Without waiting for an international organization or a local initiative, Um Khaled sectioned off part of her worn-out tent to set up a “mini classroom.” Every day, more than a dozen children come to learn reading, writing, and basic math. Lessons are taught with cardboard and a charcoal stick; the blackboard is a scrap of wood salvaged from the rubble.
With a sad smile, she adds: “A child doesn’t just need food — he needs to feel there’s still something called life.”

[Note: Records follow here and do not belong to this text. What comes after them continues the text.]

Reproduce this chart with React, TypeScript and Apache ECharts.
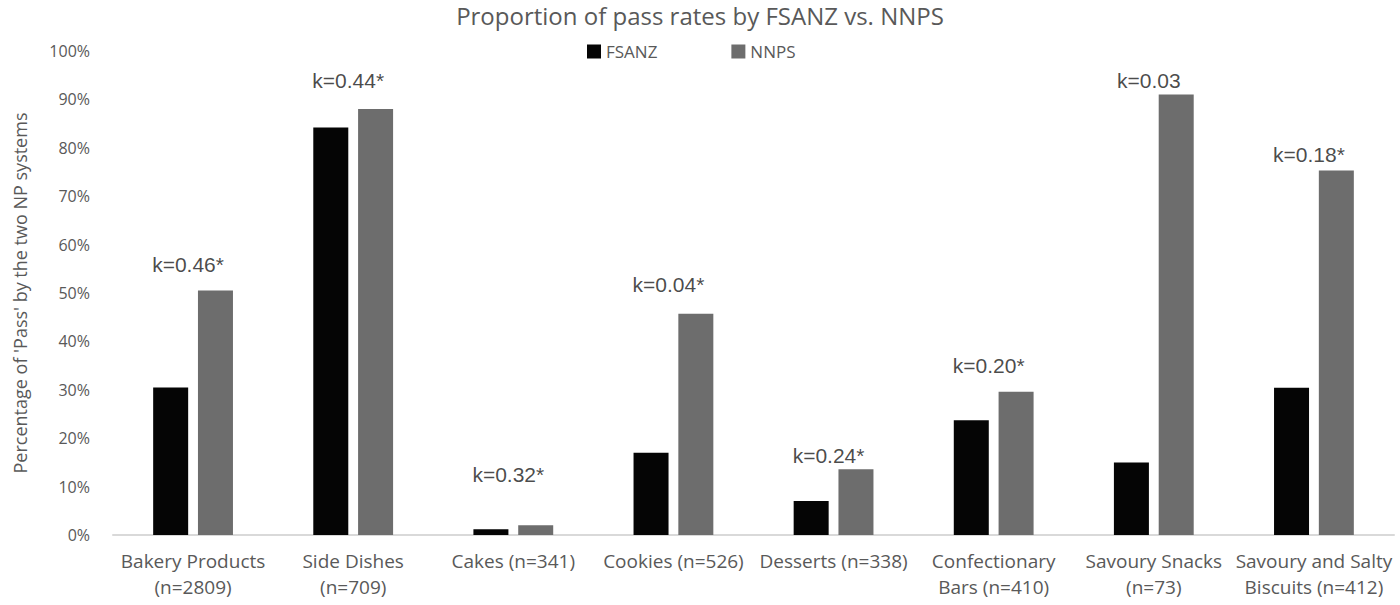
import React, { useEffect, useRef } from "react";
import * as echarts from "echarts";

const categories = [
  "Bakery Products\n(n=2809)",
  "Side Dishes\n(n=709)",
  "Cakes (n=341)",
  "Cookies (n=526)",
  "Desserts (n=338)",
  "Confectionary\nBars (n=410)",
  "Savoury Snacks\n(n=73)",
  "Savoury and Salty\nBiscuits (n=412)",
];
const fsanz = [30.5, 84.2, 1.2, 17, 7, 23.7, 15, 30.4];
const nnps = [50.5, 88, 2, 45.7, 13.6, 29.6, 91, 75.3];
const kappaLabels = ["k=0.46*", "k=0.44*", "k=0.32*", "k=0.04*", "k=0.24*", "k=0.20*", "k=0.03", "k=0.18*"];
const kappaY = [55.8, 93.9, 12.4, 51.7, 16.5, 35.1, 94, 78.7];
const yTicks = [0, 10, 20, 30, 40, 50, 60, 70, 80, 90, 100];

const FONT = "'Open Sans', Lato, sans-serif";
const GREY_TEXT = "#595959";

export default function App() {
  const ref = useRef<HTMLDivElement>(null);
  useEffect(() => {
    if (!ref.current) return;
    const chart = echarts.init(ref.current, null, { renderer: "svg" });
    chart.setOption({
      animation: false,
      backgroundColor: "#ffffff",
      title: {
        text: "Proportion of pass rates by FSANZ vs. NNPS",
        left: "center",
        top: -2,
        textStyle: { fontFamily: FONT, fontSize: 24, fontWeight: "normal", color: GREY_TEXT },
      },
      legend: {
        data: ["FSANZ", "NNPS"],
        top: 38,
        left: 582,
        itemWidth: 14,
        itemHeight: 14,
        itemGap: 74,
        icon: "rect",
        textStyle: { fontFamily: FONT, fontSize: 17, color: GREY_TEXT },
      },
      grid: { left: 113, right: 6, top: 51, bottom: 70 },
      xAxis: {
        type: "category",
        data: categories,
        axisLine: { lineStyle: { color: "#d9d9d9", width: 2 } },
        axisTick: { show: false },
        axisLabel: {
          interval: 0,
          fontFamily: FONT,
          fontSize: 19,
          color: GREY_TEXT,
          lineHeight: 26,
          margin: 13,
        },
      },
      yAxis: {
        type: "value",
        min: 0,
        max: 100,
        interval: 10,
        name: "Percentage of 'Pass' by the two NP systems",
        nameLocation: "middle",
        nameGap: 84,
        nameTextStyle: { fontFamily: FONT, fontSize: 18, color: GREY_TEXT },
        axisLine: { show: false },
        axisTick: { show: false },
        splitLine: { show: false },
        axisLabel: {
          fontFamily: FONT,
          fontSize: 16,
          color: GREY_TEXT,
          margin: 23,
          formatter: (v: number) => (yTicks.includes(v) ? v + "%" : ""),
        },
      },
      series: [
        {
          name: "FSANZ",
          type: "bar",
          data: fsanz,
          barWidth: 35,
          barGap: "28%",
          itemStyle: { color: "#050505" },
        },
        {
          name: "NNPS",
          type: "bar",
          data: nnps,
          barWidth: 35,
          itemStyle: { color: "#6d6d6d" },
        },
        {
          name: "kappa",
          type: "scatter",
          data: kappaY,
          symbolSize: 0,
          silent: true,
          label: {
            show: true,
            position: "inside",
            offset: [-5, 0],
            formatter: (p: any) => kappaLabels[p.dataIndex],
            fontFamily: "'Liberation Sans', Arial, sans-serif",
            fontSize: 21,
            color: "#1a1a1a",
          },
        },
      ],
    });
    return () => chart.dispose();
  }, []);
  return (
    <div
      ref={ref}
      style={{ position: "fixed", left: 0, top: 0, width: 1400, height: 605 }}
    />
  );
}
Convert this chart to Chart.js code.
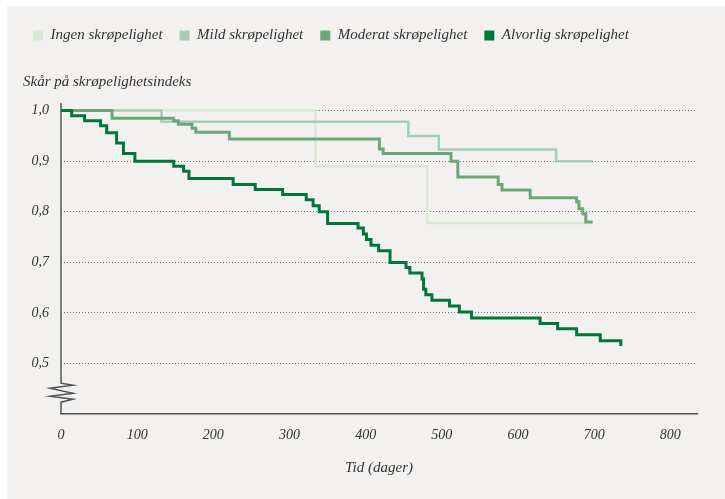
<!DOCTYPE html>
<html>
<head>
<meta charset="utf-8">
<script src="https://cdn.jsdelivr.net/npm/chart.js@4/dist/chart.umd.min.js"></script>
<style>
  html, body { margin: 0; padding: 0; background: #fff; }
  #panel { position: absolute; left: 7px; top: 6px; width: 718px; height: 493px; background: #f2f1ef; }
</style>
</head>
<body>
<div id="panel"><canvas id="kmChart" width="718" height="493"></canvas></div>
<script>
// serier: tid (dager) og skår ved hvert trinn
const serier = ["Ingen skrøpelighet", "Mild skrøpelighet", "Moderat skrøpelighet", "Alvorlig skrøpelighet"];

const ingenDager = [0, 334, 481, 698];
const ingenSkaar = [1.0, 0.89, 0.778, 0.778];

const mildDager = [0, 132, 456, 496, 650, 698];
const mildSkaar = [1.0, 0.978, 0.95, 0.923, 0.90, 0.90];

const moderatDager = [0, 67, 148, 154, 172, 177, 221, 418, 423, 512, 521, 574, 579, 616, 677, 680, 685, 689, 698];
const moderatSkaar = [1.0, 0.985, 0.98, 0.973, 0.965, 0.957, 0.944, 0.924, 0.915, 0.90, 0.869, 0.854, 0.843, 0.828, 0.82, 0.806, 0.796, 0.78, 0.78];

const alvorligDager = [0, 14, 31, 52, 60, 73, 82, 97, 148, 161, 168, 226, 255, 291, 322, 331, 339, 350, 390, 397, 401, 407, 417, 432, 453, 458, 474, 476, 479, 487, 510, 523, 539, 629, 652, 677, 708, 735];
const alvorligSkaar = [1.0, 0.99, 0.98, 0.97, 0.956, 0.936, 0.915, 0.90, 0.89, 0.88, 0.866, 0.854, 0.844, 0.834, 0.824, 0.812, 0.80, 0.777, 0.768, 0.756, 0.745, 0.734, 0.723, 0.70, 0.69, 0.679, 0.667, 0.647, 0.636, 0.625, 0.614, 0.602, 0.59, 0.579, 0.569, 0.557, 0.545, 0.535];

const xTicks = [0, 100, 200, 300, 400, 500, 600, 700, 800];
const yTicks = [0.5, 0.6, 0.7, 0.8, 0.9, 1.0];

const farger = ["#d9e8d3", "#a7cdb6", "#6ba877", "#00763b"];
const font = "'Liberation Serif', 'DejaVu Serif', serif";

function punkter(dager, skaar) {
    return dager.map((d, i) => ({x: d, y: skaar[i]}));
}

// ekstra luft under legenden (plass til aksetittelen)
const legendeLuft = {
    id: 'legendeLuft',
    beforeLayout(chart) {
        const lg = chart.legend;
        if (lg && !lg._luft) {
            const fit = lg.fit;
            lg.fit = function () { fit.call(this); this.height += 50; };
            lg._luft = true;
        }
    }
};

// y-akse med brudd (sikksakk) og aksetittel øverst
const aksePlugin = {
    id: 'akse',
    afterDraw(chart) {
        const c = chart.ctx, a = chart.chartArea;
        const x = a.left, yb = chart.scales.y;
        const y0 = yb.getPixelForValue(0.4);
        c.save();
        c.strokeStyle = '#555';
        c.lineWidth = 1.5;
        c.beginPath();
        c.moveTo(x, a.top);
        c.lineTo(x, y0 - 31);
        c.lineTo(x + 12, y0 - 29);
        c.lineTo(x - 11, y0 - 26);
        c.lineTo(x + 12, y0 - 21);
        c.lineTo(x - 11, y0 - 18);
        c.lineTo(x + 12, y0 - 15);
        c.lineTo(x, y0 - 12);
        c.lineTo(x, y0);
        c.stroke();
        c.fillStyle = '#333';
        c.font = "italic 15px " + font;
        c.textBaseline = 'middle';
        c.textAlign = 'left';
        c.fillText("Skår på skrøpelighetsindeks", x - 38, a.top - 21);
        c.restore();
    }
};

const data = {
    datasets: [
        {label: serier[3], data: punkter(alvorligDager, alvorligSkaar), borderColor: farger[3], backgroundColor: farger[3], borderWidth: 3, order: 0},
        {label: serier[2], data: punkter(moderatDager, moderatSkaar), borderColor: farger[2], backgroundColor: farger[2], borderWidth: 3, order: 1},
        {label: serier[1], data: punkter(mildDager, mildSkaar), borderColor: farger[1], backgroundColor: farger[1], borderWidth: 2.5, order: 2},
        {label: serier[0], data: punkter(ingenDager, ingenSkaar), borderColor: farger[0], backgroundColor: farger[0], borderWidth: 2.5, order: 3}
    ]
};

new Chart(document.getElementById("kmChart"), {
    type: 'line',
    data: data,
    options: {
        responsive: false,
        animation: false,
        elements: {point: {radius: 0}, line: {stepped: 'before'}},
        layout: {padding: {left: 9, right: 28, top: 5, bottom: 22}},
        plugins: {
            tooltip: {enabled: false},
            legend: {
                align: 'start',
                labels: {
                    boxWidth: 10,
                    boxHeight: 10,
                    padding: 17,
                    color: '#333',
                    font: {family: font, size: 15, style: 'italic'},
                    sort: (a, b) => b.datasetIndex - a.datasetIndex,
                    generateLabels: (chart) => Chart.defaults.plugins.legend.labels.generateLabels(chart)
                        .map(l => Object.assign(l, {lineWidth: 0}))
                }
            }
        },
        scales: {
            x: {
                type: 'linear',
                min: 0,
                max: 835,
                grid: {display: false, drawTicks: false},
                border: {color: '#555', width: 1.5},
                afterBuildTicks: (s) => { s.ticks = xTicks.map(v => ({value: v})); },
                ticks: {padding: 13, color: '#333', font: {family: font, size: 14, style: 'italic'}},
                title: {display: true, text: 'Tid (dager)', color: '#333', padding: {top: 2, bottom: 0},
                        font: {family: font, size: 15, style: 'italic'}}
            },
            y: {
                min: 0.4,
                max: 1.015,
                afterFit: (s) => { s.width = 45; },
                afterBuildTicks: (s) => { s.ticks = yTicks.map(v => ({value: v})); },
                grid: {color: '#777', drawTicks: false},
                border: {display: false, dash: [1, 2]},
                ticks: {padding: 12, color: '#333', font: {family: font, size: 14, style: 'italic'},
                        callback: (v) => v.toFixed(1).replace('.', ',')}
            }
        }
    },
    plugins: [legendeLuft, aksePlugin]
});
</script>
</body>
</html>
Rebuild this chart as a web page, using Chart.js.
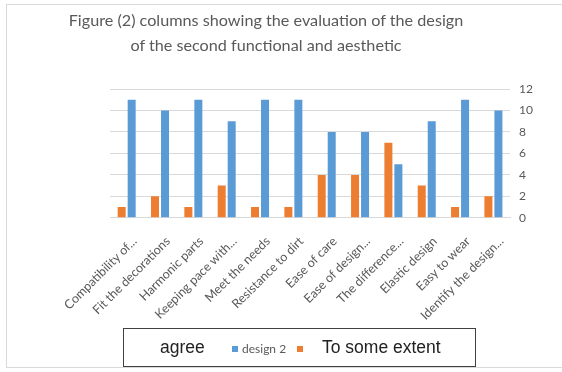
<!DOCTYPE html>
<html>
<head>
<meta charset="utf-8">
<script src="https://cdn.jsdelivr.net/npm/chart.js@4/dist/chart.umd.min.js"></script>
<style>
  html, body { margin: 0; padding: 0; background: #fff; }
  #wrap { position: relative; width: 562px; height: 372px; overflow: hidden; }
  #frame { position: absolute; left: 6px; top: 4px; width: 570px; height: 364px; border: 1px solid #d9d9d9; box-sizing: border-box; }
  #title { position: absolute; left: 0; top: 7px; width: 532px; text-align: center; font-family: Lato, "Open Sans", sans-serif; font-size: 16.2px; line-height: 25px; color: #595959; }
  #legend { position: absolute; left: 123px; top: 328px; width: 353px; height: 39px; border: 1.5px solid #404040; box-sizing: border-box; font-family: "Liberation Sans", Arial, sans-serif; color: #222; }
  #legend span { position: absolute; top: 8px; white-space: nowrap; }
  .big { font-size: 17.5px; }
  .small { font-family: Lato, sans-serif; font-size: 12px; color: #595959; top: 12px !important; }
  .sw { width: 6px; height: 6px; top: 17px !important; }
  canvas { position: absolute; left: 0; top: 0; }
</style>
</head>
<body>
<div id="wrap">
  <div id="frame"></div>
  <canvas id="chart" width="562" height="372"></canvas>
  <div id="title">Figure (2) columns showing the evaluation of the design<br>of the second functional and aesthetic</div>
  <div id="legend">
    <span class="big" style="left:36px">agree</span>
    <span class="sw" style="left:108px;background:#5b9bd5"></span>
    <span class="small" style="left:118px">design 2</span>
    <span class="sw" style="left:173px;background:#ed7d31"></span>
    <span class="big" style="left:198px">To some extent</span>
  </div>
</div>
<script>
const categories = ['Compatibility of...', 'Fit the decorations', 'Harmonic parts', 'Keeping pace with...',
  'Meet the needs', 'Resistance to dirt', 'Ease of care', 'Ease of design...', 'The difference...',
  'Elastic design', 'Easy to wear', 'Identify the design...'];
const someExtent = [1, 2, 1, 3, 1, 1, 4, 4, 7, 3, 1, 2];
const design2 = [11, 10, 11, 9, 11, 11, 8, 8, 5, 9, 11, 10];
const yTicks = [0, 2, 4, 6, 8, 10, 12];

const ctx = document.getElementById('chart').getContext('2d');
new Chart(ctx, {
  type: 'bar',
  data: {
    labels: categories,
    datasets: [{
      label: 'To some extent',
      data: someExtent,
      backgroundColor: '#ed7d31',
      categoryPercentage: 0.6,
      barPercentage: 0.8,
    }, {
      label: 'design 2',
      data: design2,
      backgroundColor: '#5b9bd5',
      categoryPercentage: 0.6,
      barPercentage: 0.8,
    }]
  },
  options: {
    responsive: false,
    animation: false,
    layout: { padding: { left: 110, right: 20, top: 89, bottom: 41 } },
    plugins: { legend: { display: false }, tooltip: { enabled: false } },
    scales: {
      x: {
        grid: { display: false },
        border: { color: '#d9d9d9' },
        ticks: { minRotation: 45, maxRotation: 45, autoSkip: false, color: '#595959', font: { family: 'Lato', size: 12.5 }, padding: 8, labelOffset: 8 }
      },
      y: {
        position: 'right',
        min: 0, max: 12,
        afterBuildTicks: axis => { axis.ticks = yTicks.map(v => ({ value: v })); },
        grid: { color: '#d9d9d9', drawTicks: false },
        border: { display: false },
        ticks: { color: '#595959', font: { family: 'Lato', size: 12 }, padding: 9 }
      }
    }
  }
});
</script>
</body>
</html>
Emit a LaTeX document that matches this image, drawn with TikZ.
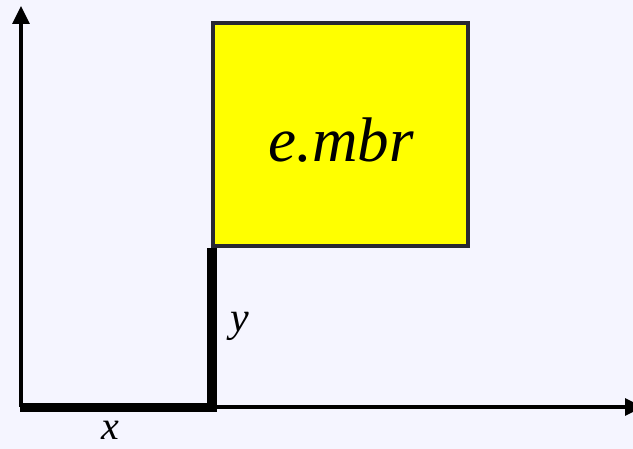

The Wood-Fired Oven… From Ashes to Bread
In a newly-established camp north of Khan Younis, we meet 41-year-old Um Hossam, who brought an old electric oven back to life after finding it buried beneath the ruins of her home in Beit Hanoun. Having lost her kitchen, her gas, and all her utensils, she refused to give up:
“I pulled it from under the rubble, washed it with dirt and water, placed it on a stone base… and started using it with firewood.”
Lighting the fire and finding wood was no easy task, but she used dead tree branches and damp cardboard soaked in a homemade sanitizer made from alcohol, salt, and dried lemon — a fuel that helped her ignite the flames, “We baked bread in it, cooked lentils and bulgur, and even started feeding the neighbors… The whole neighborhood waits for the days I light the oven.”
A Lentil-Pasta Meal… and a Flour Alternative
In Deir al-Balah, 29-year-old Salwa, a mother of three, sits on a stone near her tent, grinding dry pasta using a traditional hand mill her husband retrieved from his grandfather’s demolished home.
“The flour ran out in the first month… We only had some dry pasta left, so we ground it and made bread from it. It turned out hard, but it’s filling.”
She also came up with a substitute for dukkah — a staple poor man’s meal in Gaza — using crushed lentils, pepper, a bit of salt, and bulgur stored before the war.
“The kids started to like the taste… We have no oil, no sumac, but we try to give them a sense they’re not deprived of everything.”
Lighting Fires with Ingenuity
22-year-old Maysoun, a university student whose graduation was cut short by the war, created a simple mixture from materials available in the camp to use as both sanitizer and fire starter:
“I mixed alcohol with orange peels and other things we could find. I started distributing it to neighbors because charcoal and gas are gone, and lighting a fire has become a problem.”
Her invention has been widely adopted, with some women now using it for cooking and heating as well. She isn’t looking for payment — only for the feeling that she can still be useful.
Women Under Fire… Hands That Keep Life Going
These stories aren’t fiction — they are born from tents and rubble. Women who have lost almost everything, yet have not lost their resourcefulness, their hope, or their ability to “invent” from nothing.
As Um Khaled says, looking at the children gathered around her:
“We’re not just enduring… we’re creating ways to live. The war wants to kill everything in us, but we resist it in every way — even with cardboard.”
From Gaza, where ashes turn into opportunities and pain becomes fuel, women prove each day that they are the backbone of survival and the strongest imprint in a battle with no end.